--- start DATA PROVIDED ---

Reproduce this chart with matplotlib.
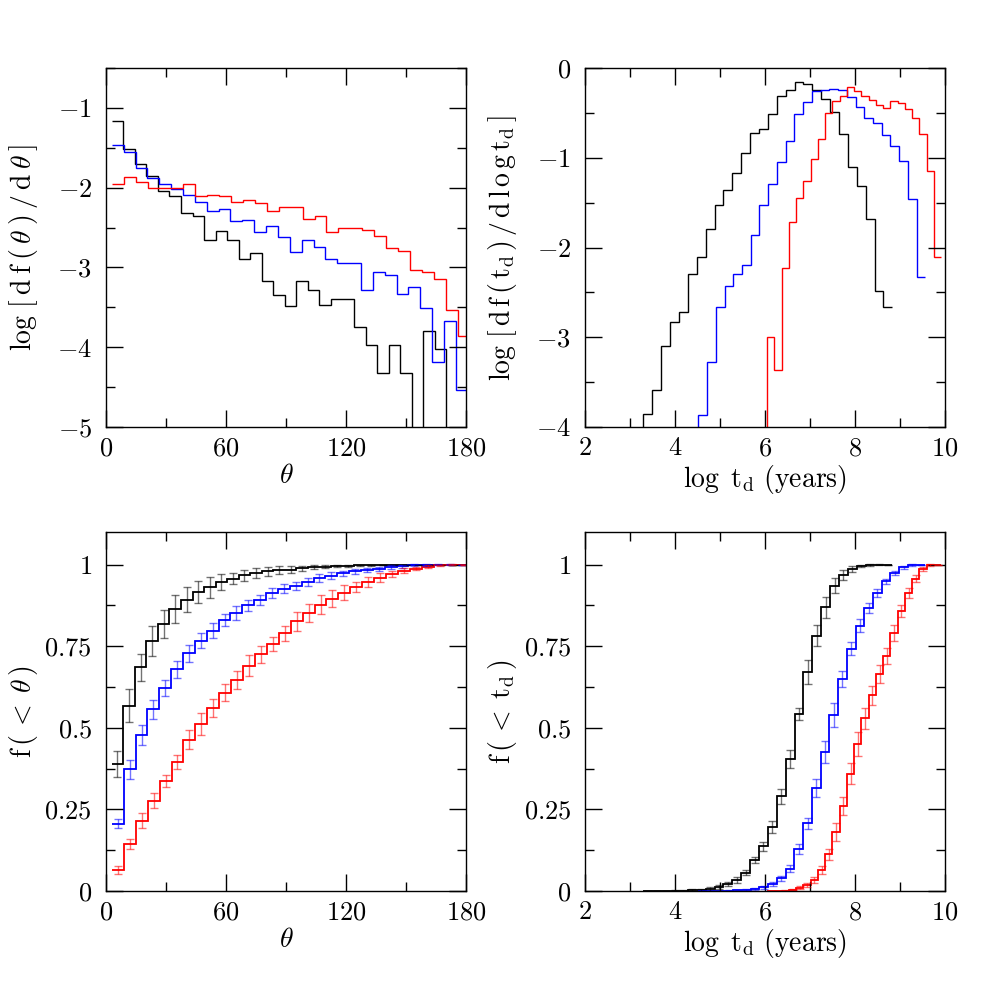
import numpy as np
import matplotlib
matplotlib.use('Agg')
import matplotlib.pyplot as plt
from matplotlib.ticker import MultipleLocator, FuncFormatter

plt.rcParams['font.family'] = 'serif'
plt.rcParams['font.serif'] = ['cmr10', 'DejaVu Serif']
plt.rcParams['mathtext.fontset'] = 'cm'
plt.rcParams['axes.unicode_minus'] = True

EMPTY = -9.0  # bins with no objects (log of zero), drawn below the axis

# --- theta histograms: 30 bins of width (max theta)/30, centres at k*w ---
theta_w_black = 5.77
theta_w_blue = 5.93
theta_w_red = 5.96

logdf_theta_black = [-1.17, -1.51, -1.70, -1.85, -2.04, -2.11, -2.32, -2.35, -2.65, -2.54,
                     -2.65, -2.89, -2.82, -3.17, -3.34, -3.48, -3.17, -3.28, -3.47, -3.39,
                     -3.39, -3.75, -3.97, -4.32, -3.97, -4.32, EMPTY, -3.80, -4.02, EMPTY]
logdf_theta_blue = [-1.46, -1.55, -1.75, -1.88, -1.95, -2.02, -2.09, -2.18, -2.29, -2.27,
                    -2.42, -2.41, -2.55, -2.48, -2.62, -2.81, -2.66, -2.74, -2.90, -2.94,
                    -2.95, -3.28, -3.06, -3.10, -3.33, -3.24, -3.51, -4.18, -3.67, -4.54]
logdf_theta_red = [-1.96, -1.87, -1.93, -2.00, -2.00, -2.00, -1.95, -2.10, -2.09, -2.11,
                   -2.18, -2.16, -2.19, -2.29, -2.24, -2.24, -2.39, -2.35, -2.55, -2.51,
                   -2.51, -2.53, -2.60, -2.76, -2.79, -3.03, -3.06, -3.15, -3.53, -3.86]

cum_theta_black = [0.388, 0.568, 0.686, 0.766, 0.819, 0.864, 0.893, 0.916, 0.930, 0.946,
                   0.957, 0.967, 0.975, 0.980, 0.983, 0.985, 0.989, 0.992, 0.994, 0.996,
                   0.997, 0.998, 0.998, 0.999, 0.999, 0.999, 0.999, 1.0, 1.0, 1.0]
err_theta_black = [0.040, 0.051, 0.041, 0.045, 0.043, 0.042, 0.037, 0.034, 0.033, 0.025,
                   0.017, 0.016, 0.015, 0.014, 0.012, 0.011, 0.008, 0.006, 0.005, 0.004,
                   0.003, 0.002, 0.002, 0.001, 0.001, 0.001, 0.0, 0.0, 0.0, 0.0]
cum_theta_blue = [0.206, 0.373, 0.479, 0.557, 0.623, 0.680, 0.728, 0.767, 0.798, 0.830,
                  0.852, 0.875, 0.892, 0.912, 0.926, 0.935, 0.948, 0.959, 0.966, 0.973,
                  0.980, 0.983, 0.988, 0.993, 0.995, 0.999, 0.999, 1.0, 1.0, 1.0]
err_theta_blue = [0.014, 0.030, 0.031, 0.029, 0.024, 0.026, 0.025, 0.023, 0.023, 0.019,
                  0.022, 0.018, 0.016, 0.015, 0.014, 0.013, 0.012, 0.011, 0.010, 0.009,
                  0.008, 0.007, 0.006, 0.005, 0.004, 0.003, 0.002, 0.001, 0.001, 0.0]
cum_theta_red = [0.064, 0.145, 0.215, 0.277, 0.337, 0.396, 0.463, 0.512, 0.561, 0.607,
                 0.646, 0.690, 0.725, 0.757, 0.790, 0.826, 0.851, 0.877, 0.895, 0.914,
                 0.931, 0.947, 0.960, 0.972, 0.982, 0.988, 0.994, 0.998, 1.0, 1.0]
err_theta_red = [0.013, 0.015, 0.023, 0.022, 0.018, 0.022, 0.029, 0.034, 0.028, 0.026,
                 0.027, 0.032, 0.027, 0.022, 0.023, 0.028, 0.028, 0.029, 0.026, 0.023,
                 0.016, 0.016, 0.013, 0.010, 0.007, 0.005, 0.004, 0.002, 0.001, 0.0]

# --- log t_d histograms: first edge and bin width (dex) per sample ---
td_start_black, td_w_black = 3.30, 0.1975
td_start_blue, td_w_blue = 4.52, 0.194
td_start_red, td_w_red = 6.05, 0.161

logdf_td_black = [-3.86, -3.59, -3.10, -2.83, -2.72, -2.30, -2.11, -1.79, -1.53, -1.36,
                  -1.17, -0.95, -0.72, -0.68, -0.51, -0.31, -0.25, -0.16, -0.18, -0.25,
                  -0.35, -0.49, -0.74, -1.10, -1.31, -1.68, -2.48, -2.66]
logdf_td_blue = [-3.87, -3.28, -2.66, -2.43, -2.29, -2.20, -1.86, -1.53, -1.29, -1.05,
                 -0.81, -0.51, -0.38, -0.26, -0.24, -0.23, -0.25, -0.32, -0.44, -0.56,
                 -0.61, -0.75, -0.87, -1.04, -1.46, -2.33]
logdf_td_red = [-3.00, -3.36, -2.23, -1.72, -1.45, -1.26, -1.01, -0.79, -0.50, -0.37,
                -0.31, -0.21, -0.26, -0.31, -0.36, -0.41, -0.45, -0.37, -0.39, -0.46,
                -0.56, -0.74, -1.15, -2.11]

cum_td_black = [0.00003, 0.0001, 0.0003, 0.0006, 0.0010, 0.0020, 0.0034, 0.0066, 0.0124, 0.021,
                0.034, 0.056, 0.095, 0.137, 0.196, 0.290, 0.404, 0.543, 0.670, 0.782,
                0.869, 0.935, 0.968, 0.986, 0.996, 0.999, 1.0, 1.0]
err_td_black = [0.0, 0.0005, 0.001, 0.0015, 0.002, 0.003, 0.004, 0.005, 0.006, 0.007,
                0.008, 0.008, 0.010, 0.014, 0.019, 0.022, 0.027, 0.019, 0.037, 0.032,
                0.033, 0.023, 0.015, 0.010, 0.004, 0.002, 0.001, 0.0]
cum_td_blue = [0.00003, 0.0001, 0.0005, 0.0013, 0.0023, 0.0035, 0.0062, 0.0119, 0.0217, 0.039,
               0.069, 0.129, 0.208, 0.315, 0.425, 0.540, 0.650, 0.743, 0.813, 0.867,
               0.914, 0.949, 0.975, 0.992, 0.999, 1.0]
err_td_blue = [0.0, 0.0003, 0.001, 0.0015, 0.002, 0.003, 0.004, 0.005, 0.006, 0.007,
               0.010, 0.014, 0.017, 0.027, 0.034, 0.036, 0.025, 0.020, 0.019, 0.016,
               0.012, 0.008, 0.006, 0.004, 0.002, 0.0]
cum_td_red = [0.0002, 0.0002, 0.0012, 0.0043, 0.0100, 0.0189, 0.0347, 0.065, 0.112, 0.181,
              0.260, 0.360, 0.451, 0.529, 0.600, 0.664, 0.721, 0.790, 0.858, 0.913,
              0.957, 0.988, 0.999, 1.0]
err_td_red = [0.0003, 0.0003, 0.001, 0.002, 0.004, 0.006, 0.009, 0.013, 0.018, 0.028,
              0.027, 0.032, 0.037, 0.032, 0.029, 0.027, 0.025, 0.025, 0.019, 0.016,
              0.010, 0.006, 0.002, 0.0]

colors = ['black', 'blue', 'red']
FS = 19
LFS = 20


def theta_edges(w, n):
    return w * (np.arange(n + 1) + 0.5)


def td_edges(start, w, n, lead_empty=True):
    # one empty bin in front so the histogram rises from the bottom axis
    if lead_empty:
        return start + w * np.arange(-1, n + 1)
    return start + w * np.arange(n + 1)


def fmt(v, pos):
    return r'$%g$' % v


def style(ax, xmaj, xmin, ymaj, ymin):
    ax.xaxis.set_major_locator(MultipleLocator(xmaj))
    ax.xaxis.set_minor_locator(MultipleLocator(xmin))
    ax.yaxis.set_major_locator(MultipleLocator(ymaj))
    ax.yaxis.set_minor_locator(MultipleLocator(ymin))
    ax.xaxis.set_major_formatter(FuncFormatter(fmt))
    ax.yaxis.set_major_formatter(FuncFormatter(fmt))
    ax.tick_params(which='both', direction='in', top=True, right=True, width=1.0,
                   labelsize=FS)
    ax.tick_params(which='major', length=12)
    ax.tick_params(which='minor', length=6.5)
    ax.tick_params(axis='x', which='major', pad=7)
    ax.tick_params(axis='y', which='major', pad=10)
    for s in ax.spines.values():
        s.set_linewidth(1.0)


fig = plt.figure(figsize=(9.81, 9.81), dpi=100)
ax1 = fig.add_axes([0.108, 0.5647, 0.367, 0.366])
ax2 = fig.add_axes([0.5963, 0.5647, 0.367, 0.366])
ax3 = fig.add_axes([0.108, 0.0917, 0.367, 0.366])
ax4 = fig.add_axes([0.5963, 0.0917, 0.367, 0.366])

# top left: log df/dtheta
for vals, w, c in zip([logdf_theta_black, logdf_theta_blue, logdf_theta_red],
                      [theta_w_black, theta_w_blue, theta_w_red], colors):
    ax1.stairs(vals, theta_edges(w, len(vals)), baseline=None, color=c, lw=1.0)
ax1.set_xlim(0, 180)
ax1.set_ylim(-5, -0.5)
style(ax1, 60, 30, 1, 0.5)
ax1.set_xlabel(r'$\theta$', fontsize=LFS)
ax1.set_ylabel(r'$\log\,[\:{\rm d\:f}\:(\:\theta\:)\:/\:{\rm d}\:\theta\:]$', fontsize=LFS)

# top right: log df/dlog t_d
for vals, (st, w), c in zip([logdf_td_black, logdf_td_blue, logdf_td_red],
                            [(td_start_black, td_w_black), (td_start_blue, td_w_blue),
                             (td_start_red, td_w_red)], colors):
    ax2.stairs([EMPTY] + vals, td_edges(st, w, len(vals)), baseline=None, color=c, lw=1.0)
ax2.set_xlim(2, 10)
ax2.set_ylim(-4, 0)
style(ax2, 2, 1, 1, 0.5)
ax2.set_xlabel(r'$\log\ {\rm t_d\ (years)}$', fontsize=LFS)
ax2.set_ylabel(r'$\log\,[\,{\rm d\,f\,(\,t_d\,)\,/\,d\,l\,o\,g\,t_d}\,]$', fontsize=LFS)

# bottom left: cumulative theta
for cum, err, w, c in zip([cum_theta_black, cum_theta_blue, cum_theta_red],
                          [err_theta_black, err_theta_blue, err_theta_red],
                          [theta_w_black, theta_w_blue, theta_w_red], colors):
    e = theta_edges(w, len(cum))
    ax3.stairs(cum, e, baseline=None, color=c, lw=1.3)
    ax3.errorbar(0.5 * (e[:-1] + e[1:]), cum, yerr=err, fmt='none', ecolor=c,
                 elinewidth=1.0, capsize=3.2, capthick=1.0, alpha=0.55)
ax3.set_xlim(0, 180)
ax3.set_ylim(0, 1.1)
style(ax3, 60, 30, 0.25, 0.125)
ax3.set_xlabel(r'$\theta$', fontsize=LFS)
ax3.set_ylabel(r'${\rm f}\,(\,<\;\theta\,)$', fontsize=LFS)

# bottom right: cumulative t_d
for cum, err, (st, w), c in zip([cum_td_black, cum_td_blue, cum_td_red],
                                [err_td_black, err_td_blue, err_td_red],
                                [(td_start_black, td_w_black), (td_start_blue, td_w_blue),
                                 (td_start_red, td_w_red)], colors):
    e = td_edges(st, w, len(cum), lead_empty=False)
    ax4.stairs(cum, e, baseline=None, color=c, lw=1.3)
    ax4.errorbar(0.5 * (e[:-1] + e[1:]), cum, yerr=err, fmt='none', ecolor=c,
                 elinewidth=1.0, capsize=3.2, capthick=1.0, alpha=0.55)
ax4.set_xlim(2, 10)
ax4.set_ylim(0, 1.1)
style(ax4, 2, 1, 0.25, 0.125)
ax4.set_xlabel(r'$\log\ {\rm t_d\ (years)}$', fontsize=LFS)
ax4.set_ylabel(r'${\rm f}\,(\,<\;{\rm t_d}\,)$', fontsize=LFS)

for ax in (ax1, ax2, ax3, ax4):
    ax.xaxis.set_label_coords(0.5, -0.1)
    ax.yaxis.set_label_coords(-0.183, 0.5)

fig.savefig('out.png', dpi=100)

--- end DATA PROVIDED ---
--- start DATA PROVIDED ---

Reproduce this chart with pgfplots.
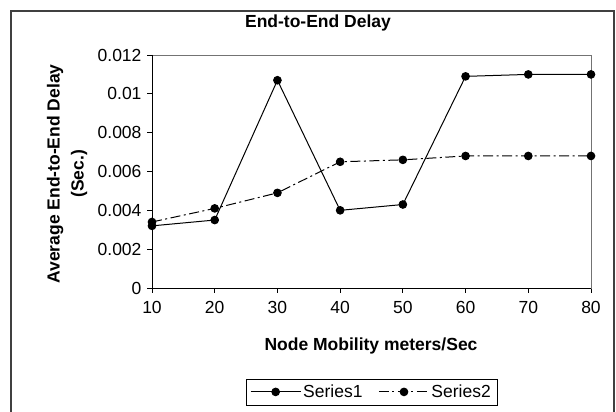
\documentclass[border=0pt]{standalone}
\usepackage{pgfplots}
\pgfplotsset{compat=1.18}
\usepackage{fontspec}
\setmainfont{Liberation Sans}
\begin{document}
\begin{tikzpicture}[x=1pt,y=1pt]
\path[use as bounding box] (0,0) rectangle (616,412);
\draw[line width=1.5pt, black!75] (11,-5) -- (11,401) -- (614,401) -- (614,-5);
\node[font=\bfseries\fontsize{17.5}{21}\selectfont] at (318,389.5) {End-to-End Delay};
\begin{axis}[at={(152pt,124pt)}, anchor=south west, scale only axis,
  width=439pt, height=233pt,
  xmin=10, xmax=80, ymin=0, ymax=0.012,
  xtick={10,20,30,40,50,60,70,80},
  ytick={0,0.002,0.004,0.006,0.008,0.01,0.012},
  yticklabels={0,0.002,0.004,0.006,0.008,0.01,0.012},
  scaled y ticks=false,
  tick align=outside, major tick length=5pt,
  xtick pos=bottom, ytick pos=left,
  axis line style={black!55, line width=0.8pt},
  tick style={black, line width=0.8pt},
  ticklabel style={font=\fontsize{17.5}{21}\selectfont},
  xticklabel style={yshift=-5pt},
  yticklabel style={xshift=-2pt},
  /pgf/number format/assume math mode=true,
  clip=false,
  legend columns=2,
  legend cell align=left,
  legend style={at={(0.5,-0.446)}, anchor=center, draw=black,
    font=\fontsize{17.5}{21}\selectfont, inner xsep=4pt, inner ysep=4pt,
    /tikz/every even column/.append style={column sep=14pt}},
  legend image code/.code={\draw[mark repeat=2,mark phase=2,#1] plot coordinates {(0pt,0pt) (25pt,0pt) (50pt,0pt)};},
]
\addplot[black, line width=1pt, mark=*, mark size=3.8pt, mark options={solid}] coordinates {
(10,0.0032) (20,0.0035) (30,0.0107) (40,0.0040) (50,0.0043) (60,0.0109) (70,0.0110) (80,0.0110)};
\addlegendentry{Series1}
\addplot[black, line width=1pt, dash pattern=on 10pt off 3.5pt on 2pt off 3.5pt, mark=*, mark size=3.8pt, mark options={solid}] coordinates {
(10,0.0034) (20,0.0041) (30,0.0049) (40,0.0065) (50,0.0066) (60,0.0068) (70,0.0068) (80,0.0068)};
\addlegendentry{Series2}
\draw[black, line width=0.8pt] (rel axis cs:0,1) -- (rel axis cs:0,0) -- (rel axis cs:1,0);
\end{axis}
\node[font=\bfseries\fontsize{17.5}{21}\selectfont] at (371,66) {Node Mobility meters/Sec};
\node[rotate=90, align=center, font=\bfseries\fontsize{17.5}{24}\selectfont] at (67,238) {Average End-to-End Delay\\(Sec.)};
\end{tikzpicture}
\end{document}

--- end DATA PROVIDED ---

#### STATED EXERCISE
Repeat, with no pictures, exactly the lines from the one containing "Reproduce this chart with matplotlib." through the one containing "theta_w_red = 5.96", the first and last included.

#### TASK ANSWER
Reproduce this chart with matplotlib.
import numpy as np
import matplotlib
matplotlib.use('Agg')
import matplotlib.pyplot as plt
from matplotlib.ticker import MultipleLocator, FuncFormatter

plt.rcParams['font.family'] = 'serif'
plt.rcParams['font.serif'] = ['cmr10', 'DejaVu Serif']
plt.rcParams['mathtext.fontset'] = 'cm'
plt.rcParams['axes.unicode_minus'] = True

EMPTY = -9.0  # bins with no objects (log of zero), drawn below the axis

# --- theta histograms: 30 bins of width (max theta)/30, centres at k*w ---
theta_w_black = 5.77
theta_w_blue = 5.93
theta_w_red = 5.96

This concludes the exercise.